REQUIRED WORK: Restate all the material verbatim, except for the pictures.

☆ ☆ ☆ ☆

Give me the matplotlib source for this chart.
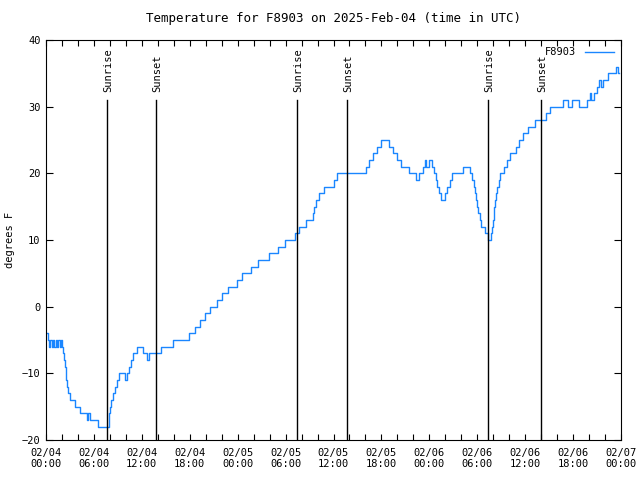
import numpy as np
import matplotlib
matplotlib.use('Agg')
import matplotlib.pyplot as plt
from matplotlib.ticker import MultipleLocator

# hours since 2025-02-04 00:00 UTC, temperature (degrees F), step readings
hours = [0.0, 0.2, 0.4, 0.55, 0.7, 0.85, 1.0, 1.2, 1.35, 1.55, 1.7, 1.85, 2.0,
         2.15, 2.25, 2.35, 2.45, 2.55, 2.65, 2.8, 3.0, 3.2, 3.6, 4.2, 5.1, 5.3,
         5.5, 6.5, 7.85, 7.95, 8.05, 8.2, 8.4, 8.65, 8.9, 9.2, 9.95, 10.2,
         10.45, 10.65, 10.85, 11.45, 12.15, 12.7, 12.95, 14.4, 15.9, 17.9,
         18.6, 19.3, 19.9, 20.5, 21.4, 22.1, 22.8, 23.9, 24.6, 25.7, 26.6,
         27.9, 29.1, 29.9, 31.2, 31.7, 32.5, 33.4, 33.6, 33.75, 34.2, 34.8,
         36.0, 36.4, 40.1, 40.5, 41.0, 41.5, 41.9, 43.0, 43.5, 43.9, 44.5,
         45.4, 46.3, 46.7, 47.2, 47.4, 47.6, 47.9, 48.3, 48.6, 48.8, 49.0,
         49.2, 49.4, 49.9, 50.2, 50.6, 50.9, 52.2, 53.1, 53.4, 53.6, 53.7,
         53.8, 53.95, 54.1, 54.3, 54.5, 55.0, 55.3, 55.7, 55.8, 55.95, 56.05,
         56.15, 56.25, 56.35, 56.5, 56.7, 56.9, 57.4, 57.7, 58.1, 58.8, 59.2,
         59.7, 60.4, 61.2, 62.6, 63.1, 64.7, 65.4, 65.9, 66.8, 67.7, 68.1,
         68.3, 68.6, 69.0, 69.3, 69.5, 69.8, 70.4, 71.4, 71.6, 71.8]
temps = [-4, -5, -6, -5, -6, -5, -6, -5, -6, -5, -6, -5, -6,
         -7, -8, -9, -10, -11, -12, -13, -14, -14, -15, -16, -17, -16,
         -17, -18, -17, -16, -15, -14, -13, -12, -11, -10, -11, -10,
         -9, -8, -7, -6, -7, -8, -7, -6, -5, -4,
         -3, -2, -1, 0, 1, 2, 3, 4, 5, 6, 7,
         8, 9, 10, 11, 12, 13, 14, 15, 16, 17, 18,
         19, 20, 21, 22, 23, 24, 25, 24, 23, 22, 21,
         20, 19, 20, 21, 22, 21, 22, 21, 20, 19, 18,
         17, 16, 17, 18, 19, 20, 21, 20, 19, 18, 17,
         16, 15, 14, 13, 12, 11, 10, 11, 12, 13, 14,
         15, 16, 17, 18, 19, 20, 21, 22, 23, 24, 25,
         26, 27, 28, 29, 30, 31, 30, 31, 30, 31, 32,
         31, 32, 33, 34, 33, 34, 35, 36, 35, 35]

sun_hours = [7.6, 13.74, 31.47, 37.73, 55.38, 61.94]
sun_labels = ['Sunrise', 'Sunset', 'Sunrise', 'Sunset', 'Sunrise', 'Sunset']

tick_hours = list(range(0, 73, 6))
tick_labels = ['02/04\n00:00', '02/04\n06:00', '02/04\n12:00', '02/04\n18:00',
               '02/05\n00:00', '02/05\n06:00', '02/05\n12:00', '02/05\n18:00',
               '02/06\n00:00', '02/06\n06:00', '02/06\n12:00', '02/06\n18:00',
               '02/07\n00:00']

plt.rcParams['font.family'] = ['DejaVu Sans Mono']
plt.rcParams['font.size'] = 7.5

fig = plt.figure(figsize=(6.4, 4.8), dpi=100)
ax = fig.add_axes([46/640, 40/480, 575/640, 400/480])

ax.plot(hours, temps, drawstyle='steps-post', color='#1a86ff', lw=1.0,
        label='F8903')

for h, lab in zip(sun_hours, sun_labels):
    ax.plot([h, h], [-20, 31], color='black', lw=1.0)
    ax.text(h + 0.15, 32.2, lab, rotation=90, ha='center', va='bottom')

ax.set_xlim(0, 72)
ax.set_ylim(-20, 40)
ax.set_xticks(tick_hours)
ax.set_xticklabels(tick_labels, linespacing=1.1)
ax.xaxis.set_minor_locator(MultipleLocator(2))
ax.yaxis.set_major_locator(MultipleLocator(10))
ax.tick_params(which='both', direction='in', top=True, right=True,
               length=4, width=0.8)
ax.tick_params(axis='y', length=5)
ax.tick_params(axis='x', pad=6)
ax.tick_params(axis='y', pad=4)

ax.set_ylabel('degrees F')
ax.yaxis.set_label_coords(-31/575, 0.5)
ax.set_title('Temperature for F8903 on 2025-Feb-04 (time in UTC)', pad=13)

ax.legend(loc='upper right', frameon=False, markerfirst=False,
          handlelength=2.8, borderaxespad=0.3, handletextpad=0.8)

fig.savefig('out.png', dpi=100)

☆ ☆ ☆ ☆

FULL SOLUTION:
Give me the matplotlib source for this chart.
import numpy as np
import matplotlib
matplotlib.use('Agg')
import matplotlib.pyplot as plt
from matplotlib.ticker import MultipleLocator

# hours since 2025-02-04 00:00 UTC, temperature (degrees F), step readings
hours = [0.0, 0.2, 0.4, 0.55, 0.7, 0.85, 1.0, 1.2, 1.35, 1.55, 1.7, 1.85, 2.0,
         2.15, 2.25, 2.35, 2.45, 2.55, 2.65, 2.8, 3.0, 3.2, 3.6, 4.2, 5.1, 5.3,
         5.5, 6.5, 7.85, 7.95, 8.05, 8.2, 8.4, 8.65, 8.9, 9.2, 9.95, 10.2,
         10.45, 10.65, 10.85, 11.45, 12.15, 12.7, 12.95, 14.4, 15.9, 17.9,
         18.6, 19.3, 19.9, 20.5, 21.4, 22.1, 22.8, 23.9, 24.6, 25.7, 26.6,
         27.9, 29.1, 29.9, 31.2, 31.7, 32.5, 33.4, 33.6, 33.75, 34.2, 34.8,
         36.0, 36.4, 40.1, 40.5, 41.0, 41.5, 41.9, 43.0, 43.5, 43.9, 44.5,
         45.4, 46.3, 46.7, 47.2, 47.4, 47.6, 47.9, 48.3, 48.6, 48.8, 49.0,
         49.2, 49.4, 49.9, 50.2, 50.6, 50.9, 52.2, 53.1, 53.4, 53.6, 53.7,
         53.8, 53.95, 54.1, 54.3, 54.5, 55.0, 55.3, 55.7, 55.8, 55.95, 56.05,
         56.15, 56.25, 56.35, 56.5, 56.7, 56.9, 57.4, 57.7, 58.1, 58.8, 59.2,
         59.7, 60.4, 61.2, 62.6, 63.1, 64.7, 65.4, 65.9, 66.8, 67.7, 68.1,
         68.3, 68.6, 69.0, 69.3, 69.5, 69.8, 70.4, 71.4, 71.6, 71.8]
temps = [-4, -5, -6, -5, -6, -5, -6, -5, -6, -5, -6, -5, -6,
         -7, -8, -9, -10, -11, -12, -13, -14, -14, -15, -16, -17, -16,
         -17, -18, -17, -16, -15, -14, -13, -12, -11, -10, -11, -10,
         -9, -8, -7, -6, -7, -8, -7, -6, -5, -4,
         -3, -2, -1, 0, 1, 2, 3, 4, 5, 6, 7,
         8, 9, 10, 11, 12, 13, 14, 15, 16, 17, 18,
         19, 20, 21, 22, 23, 24, 25, 24, 23, 22, 21,
         20, 19, 20, 21, 22, 21, 22, 21, 20, 19, 18,
         17, 16, 17, 18, 19, 20, 21, 20, 19, 18, 17,
         16, 15, 14, 13, 12, 11, 10, 11, 12, 13, 14,
         15, 16, 17, 18, 19, 20, 21, 22, 23, 24, 25,
         26, 27, 28, 29, 30, 31, 30, 31, 30, 31, 32,
         31, 32, 33, 34, 33, 34, 35, 36, 35, 35]

sun_hours = [7.6, 13.74, 31.47, 37.73, 55.38, 61.94]
sun_labels = ['Sunrise', 'Sunset', 'Sunrise', 'Sunset', 'Sunrise', 'Sunset']

tick_hours = list(range(0, 73, 6))
tick_labels = ['02/04\n00:00', '02/04\n06:00', '02/04\n12:00', '02/04\n18:00',
               '02/05\n00:00', '02/05\n06:00', '02/05\n12:00', '02/05\n18:00',
               '02/06\n00:00', '02/06\n06:00', '02/06\n12:00', '02/06\n18:00',
               '02/07\n00:00']

plt.rcParams['font.family'] = ['DejaVu Sans Mono']
plt.rcParams['font.size'] = 7.5

fig = plt.figure(figsize=(6.4, 4.8), dpi=100)
ax = fig.add_axes([46/640, 40/480, 575/640, 400/480])

ax.plot(hours, temps, drawstyle='steps-post', color='#1a86ff', lw=1.0,
        label='F8903')

for h, lab in zip(sun_hours, sun_labels):
    ax.plot([h, h], [-20, 31], color='black', lw=1.0)
    ax.text(h + 0.15, 32.2, lab, rotation=90, ha='center', va='bottom')

ax.set_xlim(0, 72)
ax.set_ylim(-20, 40)
ax.set_xticks(tick_hours)
ax.set_xticklabels(tick_labels, linespacing=1.1)
ax.xaxis.set_minor_locator(MultipleLocator(2))
ax.yaxis.set_major_locator(MultipleLocator(10))
ax.tick_params(which='both', direction='in', top=True, right=True,
               length=4, width=0.8)
ax.tick_params(axis='y', length=5)
ax.tick_params(axis='x', pad=6)
ax.tick_params(axis='y', pad=4)

ax.set_ylabel('degrees F')
ax.yaxis.set_label_coords(-31/575, 0.5)
ax.set_title('Temperature for F8903 on 2025-Feb-04 (time in UTC)', pad=13)

ax.legend(loc='upper right', frameon=False, markerfirst=False,
          handlelength=2.8, borderaxespad=0.3, handletextpad=0.8)

fig.savefig('out.png', dpi=100)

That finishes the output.